Improving mmWave based Hand Hygiene Monitoring through Beam Steering and Combining Techniques
Isura Nirmal, Wen Hu, Mahbub Hassan, Elias Aboutanios, Abdelwahed Khamis
TL;DR
BMX addresses the challenge of accurate micro-gesture recognition at extended ranges with commodity mmWave radars by combining transmit beam steering across multiple directions with a deep-learning fusion module. The method constructs multi-view Range-Doppler data per beam, augments data to cover Doppler and multipath variability, and fuses beams through a self-attention transformer followed by CNN-LSTM stages.

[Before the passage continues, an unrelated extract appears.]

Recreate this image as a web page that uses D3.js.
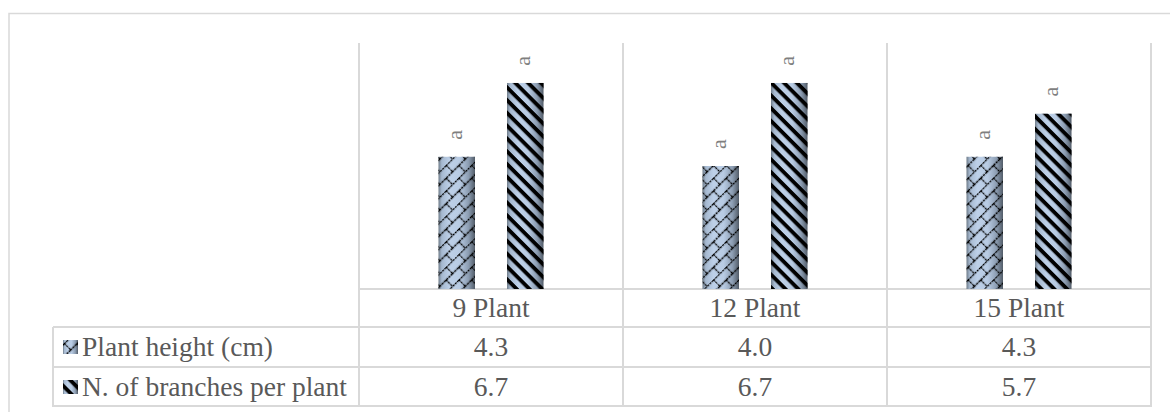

Across 7,200 WHO-recommended hand-rub gestures from 10 subjects at 1.5 m, BMX achieves up to 91.8% accuracy at boresight using two beams and outperforms state-of-the-art methods by 31–43%, while maintaining robust performance to orientation and distance changes. These results demonstrate BMX’s potential for scalable, privacy-preserving hand hygiene monitoring and motivate extending beam-steering fusion to other mmWave sensing tasks.
Abstract
We introduce BeaMsteerX (BMX), a novel mmWave hand hygiene gesture recognition technique that improves accuracy in longer ranges (1.5m). BMX steers a mmWave beam towards multiple directions around the subject, generating multiple views of the gesture that are then intelligently combined using deep learning to enhance gesture classification. We evaluated BMX using off-the-shelf mmWave radars and collected a total of 7,200 hand hygiene gesture data from 10 subjects performing a six-step hand-rubbing procedure, as recommended by the World Health Organization, using sanitizer, at 1.5m -- over five times longer than in prior works. BMX outperforms state-of-the-art approaches by 31--43% and achieves 91% accuracy at boresight by combining only two beams, demonstrating superior gesture classification in low SNR scenarios. BMX maintained its effectiveness even when the subject was positioned 30 degrees away from the boresight, exhibiting a modest 5% drop in accuracy.